I think my attitude of power management being stupid probably stems from my first exposure to it. When machines with power management started hitting the market, I worked for a computer support department at a university. This was back in the days of Windows 95/98. I spent countless hours disabling APM in people’s BIOS setup because it would invariably do nothing useful, but cause the machines to crash. If I had a dollar for every machine I “fixed” that locked up when left alone for 10 minutes, I’d be a rich man right now. I never once saw power management do anything other than cause crashes. I know, it’s 10 years later, ACPI has replaced APM, everything’s far more mature, but it still left a bad taste in my mouth.

Power management on a desktop machine is stupid, in my opinion, unless you’re really worried about your electric bill, the heat generated by computers, are extremely environmentally conscious, or some other odd little thing. For laptops I can see where it’d be a serious issue if you run on battery power a lot, but I just don’t, so it’s not really an issue for me.

I went all-out Linux, though, because I just got sick of the commercial software world. I’m not a total fanatic - I’m not above resorting to commercial software when there’s absolutely no other alternative - but I got sick of things like bloated “do-everything” software, spyware/malware (including ostensibly legitimate software bundled with extra “phone-home” crap, or ads), crippled software designed to make you buy the “pro” version, software that tries too hard to be smart and do what it thinks you want, rather than what you really do want… The list goes on and on. I knew I was in for a lot of little hassles, and a few big ones, by choosing a Linux desktop. But I figured my time was better spent learning more about Linux and the apps available to me, and supporting open source software, than by being “owned” by software vendors who don’t give a rat’s ass about me, and whose attitude is reflected in their software and their business practices. And in the end, my technical skill-set has expanded and I have a system that’s far closer to what I want my computer to be and do for me than it ever was with Windows.

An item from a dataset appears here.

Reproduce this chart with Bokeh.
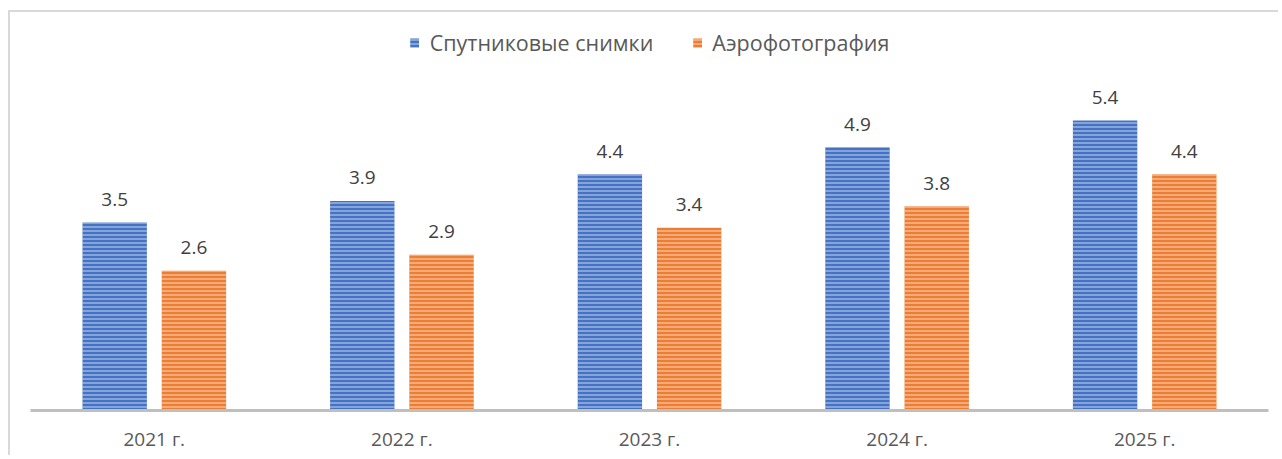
from bokeh.plotting import figure
from bokeh.models import FactorRange, Range1d, ColumnDataSource, Legend, LegendItem
from bokeh.transform import dodge
from bokeh.core.properties import value
from bokeh.embed import file_html
from bokeh.resources import INLINE

years = ["2021 г.", "2022 г.", "2023 г.", "2024 г.", "2025 г."]
satellite = [3.5, 3.9, 4.4, 4.9, 5.4]
aerial = [2.6, 2.9, 3.4, 3.8, 4.4]
series_names = ["Спутниковые снимки", "Аэрофотография"]
colors = ["#4472C4", "#ED7D31"]

FONT = "Open Sans"
src = ColumnDataSource(dict(
    years=years, sat=satellite, aer=aerial,
    sat_lbl=[f"{v:.1f}" for v in satellite],
    aer_lbl=[f"{v:.1f}" for v in aerial],
))

p = figure(
    width=1270, height=445,
    x_range=FactorRange(*years, range_padding=0),
    y_range=Range1d(0, 7.26),
    output_backend="svg", toolbar_location=None,
    min_border_left=20, min_border_right=12, min_border_top=8, min_border_bottom=47,
)
p.styles = {"border-left": "2px solid #d9d9d9", "border-top": "2px solid #d9d9d9",
            "margin-left": "8px", "margin-top": "10px"}

r1 = p.vbar(x=dodge("years", -0.16, range=p.x_range), top="sat", width=0.26, source=src,
            fill_color=colors[0], line_color=None,
            hatch_pattern="horizontal_line", hatch_color="white", hatch_alpha=0.55,
            hatch_weight=1.3, hatch_scale=4)
r2 = p.vbar(x=dodge("years", 0.16, range=p.x_range), top="aer", width=0.26, source=src,
            fill_color=colors[1], line_color=None,
            hatch_pattern="horizontal_line", hatch_color="white", hatch_alpha=0.55,
            hatch_weight=1.3, hatch_scale=4)

for col, lbl, off in [("sat", "sat_lbl", -0.16), ("aer", "aer_lbl", 0.16)]:
    p.text(x=dodge("years", off, range=p.x_range), y=col, text=lbl, source=src,
           text_align="center", text_baseline="alphabetic", y_offset=-23,
           text_font=value(FONT), text_font_size="19px", text_color="#404040")

legend = Legend(items=[LegendItem(label=series_names[0], renderers=[r1]),
                       LegendItem(label=series_names[1], renderers=[r2])],
                location="top_center", orientation="horizontal",
                border_line_color=None, background_fill_alpha=0,
                label_text_font=FONT, label_text_font_size="21.5px", label_text_color="#595959",
                glyph_width=11, glyph_height=11, spacing=38, label_standoff=10,
                margin=8, padding=4)
p.add_layout(legend)

p.xaxis.axis_line_color = "#bfbfbf"
p.xaxis.axis_line_width = 3
p.xaxis.major_tick_line_color = None
p.xaxis.minor_tick_line_color = None
p.xaxis.major_label_text_font = FONT
p.xaxis.major_label_text_font_size = "19px"
p.xaxis.major_label_text_color = "#595959"
p.xaxis.major_label_standoff = 9
p.yaxis.visible = False
p.xgrid.grid_line_color = None
p.ygrid.grid_line_color = None
p.outline_line_color = None

open("out.html", "w").write(file_html(p, INLINE))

Odd. I found myself in the same situation a earlier this year, except I was installing XP, and I was pissed that I had to manually download vim, sed, grep, tar, the integrated weather applet on my taskbar, virtual desktops, ogg vorbis support, an ssh client, nmap, and a decent scripting language.

I’m not trying to be snotty about it, and I’m sorry that it isn’t working out for you. I’ve still got a Win2K box sitting on my KVM switch at work to run the firewall administration GUI that I’ve gotta use and the dumb EDI mapping IDE that was supplied by our VAN. I’d like to be able to run 'em in qemu or WINE, but so far, it’s not working out.

You’ll probably like working with Samba better if you mount the shares as a filesystem, instead of using your file manager as a front end to smbclient. For example, here’s a line from my fstab:



//ntserver/users       /home/black455/users      smbfs   credentials=/home/black455/.smbpasswd,uid=black455,gid=black455 0 0

Here’s more detailed info.

Unless the original doc has been formatted to either txt or RTF , then its gonna looked choppy at best. OO on the other hand does not have that paper clip guy constantly buggin ya.

For an all in one suite , look for Kontact

You should have been able to open up a konq with midnite commander , almost identical to the norton commander back in the nineties.

Kviirc is your app

Look , its really no use beating your head against a brick wall , trying to bolt on a new OS to your existing computer , you would be far better off investing your money , instead of your time and picking up a Mac with OSX.

If you can’t leave microsoft , you can at least get a system that supports derivatives built for it.

Declan

I’m no expert on XML—in fact, i’m a complete novice—but i’ve been reading recently about the Open Document standard, and the articles i was reading gave me the impression that Microsoft’s XML has a bunch of proprietary language (or something) that will make it incompatible with the Open Document standards that Open Office and other software will be using. In fact, a couple of the articles specifically said that the Open Document format will not be supported by the next version of MS Office.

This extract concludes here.